The SFT dataset contains (prompt p, response y) pairs. The loss is L = -sum log P(y_t | p, y_<t). The model is trained with gradient descent on these pairs, typically with a small learning rate. Techniques like LoRA or QLoRA are often used to reduce compute costs. Data may come from human annotators (e.g. FLAN, Dolly) or be synthetically generated by a stronger model.
Pre-trained models are good at text completion but not at following user instructions, answering questions in chat format, or generating safe and helpful responses.
SFT on a narrow dataset can cause the model to forget previously learned capabilities. Use diverse datasets or regularization.
With too few examples or too many epochs, the model memorizes demonstrations rather than generalizing.
Noisy, inconsistent, or biased SFT data is directly reflected in model behavior. Quality > quantity.

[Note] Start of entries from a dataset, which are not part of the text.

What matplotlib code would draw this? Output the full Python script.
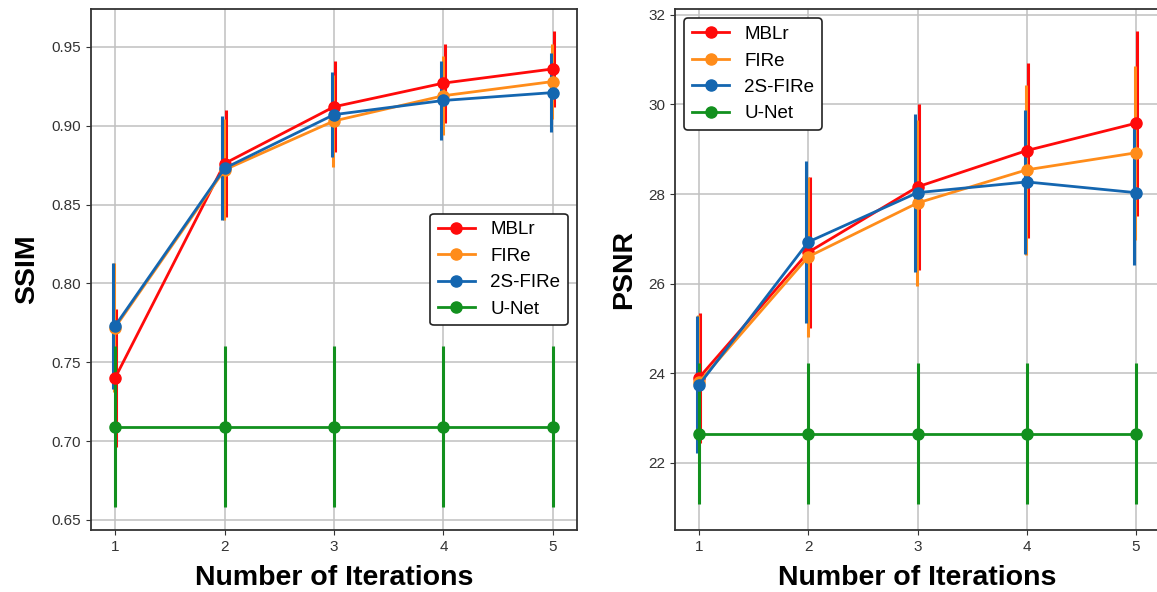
import numpy as np
import matplotlib
matplotlib.use('Agg')
import matplotlib.pyplot as plt

plt.rcParams['font.family'] = ['Liberation Sans', 'DejaVu Sans']

iterations = np.array([1, 2, 3, 4, 5])
methods = ['MBLr', 'FIRe', '2S-FIRe', 'U-Net']
colors = ['#ff0a0a', '#ff8c1a', '#1466b0', '#12901e']
offsets = [0.012, -0.006, -0.02, 0.0]

# SSIM mean / std
ssim_mblr = [0.740, 0.876, 0.912, 0.927, 0.936]
ssim_fire = [0.772, 0.872, 0.903, 0.919, 0.928]
ssim_2s = [0.773, 0.873, 0.907, 0.916, 0.921]
ssim_unet = [0.709, 0.709, 0.709, 0.709, 0.709]
ssim_mblr_sd = [0.044, 0.034, 0.029, 0.025, 0.024]
ssim_fire_sd = [0.041, 0.032, 0.029, 0.025, 0.024]
ssim_2s_sd = [0.040, 0.033, 0.027, 0.025, 0.025]
ssim_unet_sd = [0.051, 0.051, 0.051, 0.051, 0.051]

# PSNR mean / std
psnr_mblr = [23.90, 26.70, 28.16, 28.97, 29.58]
psnr_fire = [23.80, 26.60, 27.80, 28.54, 28.92]
psnr_2s = [23.74, 26.93, 28.03, 28.27, 28.03]
psnr_unet = [22.65, 22.65, 22.65, 22.65, 22.65]
psnr_mblr_sd = [1.45, 1.69, 1.85, 1.96, 2.06]
psnr_fire_sd = [1.50, 1.79, 1.85, 1.90, 1.94]
psnr_2s_sd = [1.53, 1.80, 1.76, 1.60, 1.62]
psnr_unet_sd = [1.58, 1.58, 1.58, 1.58, 1.58]

ssim = [ssim_mblr, ssim_fire, ssim_2s, ssim_unet]
ssim_sd = [ssim_mblr_sd, ssim_fire_sd, ssim_2s_sd, ssim_unet_sd]
psnr = [psnr_mblr, psnr_fire, psnr_2s, psnr_unet]
psnr_sd = [psnr_mblr_sd, psnr_fire_sd, psnr_2s_sd, psnr_unet_sd]

fig = plt.figure(figsize=(11.57, 5.92), dpi=100)
ax1 = fig.add_axes([91/1157, 1-530/592, 486/1157, 521/592])
ax2 = fig.add_axes([675/1157, 1-530/592, 485/1157, 521/592])


def draw(ax, means, sds):
    for name, c, off, m, s in zip(methods, colors, offsets, means, sds):
        ax.errorbar(iterations + off, m, yerr=s, fmt='none', ecolor=c,
                    elinewidth=2.2, capsize=0, zorder=2)
        ax.plot(iterations, m, '-o', color=c, lw=2, markersize=8,
                label=name, zorder=3)
    ax.grid(True, color='#c0c0c0', lw=1.1)
    ax.set_axisbelow(True)
    ax.set_xlim(0.78, 5.22)
    ax.set_xticks(iterations)
    ax.tick_params(labelsize=11, colors='#333333', labelcolor='#333333')
    for sp in ax.spines.values():
        sp.set_color('#333333')
        sp.set_linewidth(1.3)
    ax.set_xlabel('Number of Iterations', fontsize=20.5, fontweight='bold',
                  labelpad=8)


draw(ax1, ssim, ssim_sd)
ax1.set_ylim(0.6436, 0.974)
ax1.set_yticks([0.65, 0.70, 0.75, 0.80, 0.85, 0.90, 0.95])
ax1.set_ylabel('SSIM', fontsize=20.5, fontweight='bold', labelpad=8)
leg1 = ax1.legend(loc='center right', fontsize=13.5, framealpha=1,
                  edgecolor='#222222', fancybox=True)
leg1.get_frame().set_linewidth(1.2)

draw(ax2, psnr, psnr_sd)
ax2.set_ylim(20.5, 32.13)
ax2.set_yticks([22, 24, 26, 28, 30, 32])
ax2.set_ylabel('PSNR', fontsize=20.5, fontweight='bold', labelpad=8)
leg2 = ax2.legend(loc='upper left', fontsize=13.5, framealpha=1,
                  edgecolor='#222222', fancybox=True)
leg2.get_frame().set_linewidth(1.2)

fig.savefig('out.png', dpi=100)
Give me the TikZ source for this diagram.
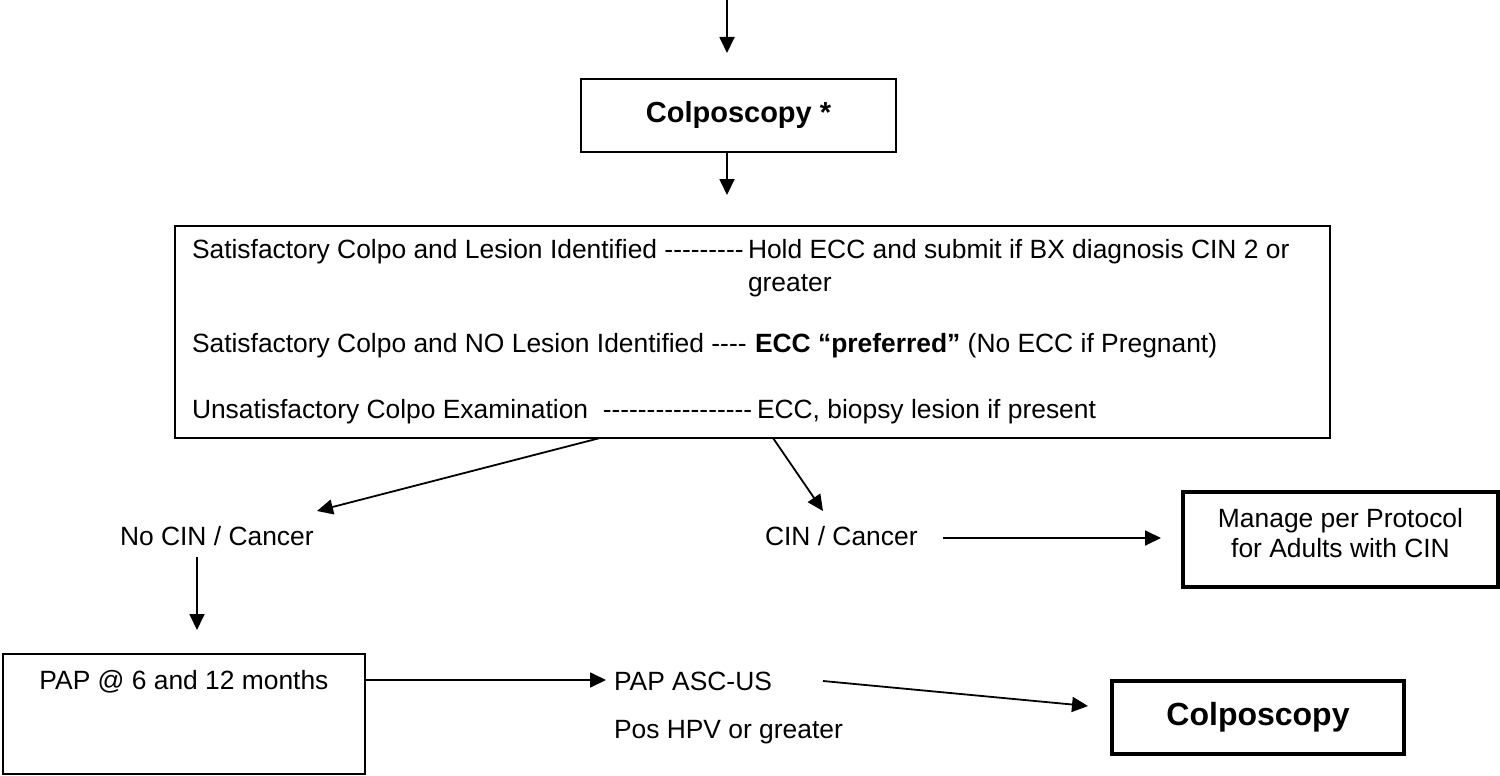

Radford et al. and Devlin et al. establish the pre-train/fine-tune paradigm.
Wei et al. show that fine-tuning on diverse instruction datasets improves zero-shot performance.
Ouyang et al. formalize SFT as the first step before reward modeling and PPO.
Hu et al. (LoRA) and Dettmers et al. (QLoRA) enable SFT on consumer hardware by training only low-rank adapters.
Fine-tuning requires GPU for gradient computation on large models — minimum 1× A100 80GB for 7B models, multi-GPU for 70B+.
TPU v4/v5 used by Google and large orgs for SFT on 100B+ models due to high HBM throughput.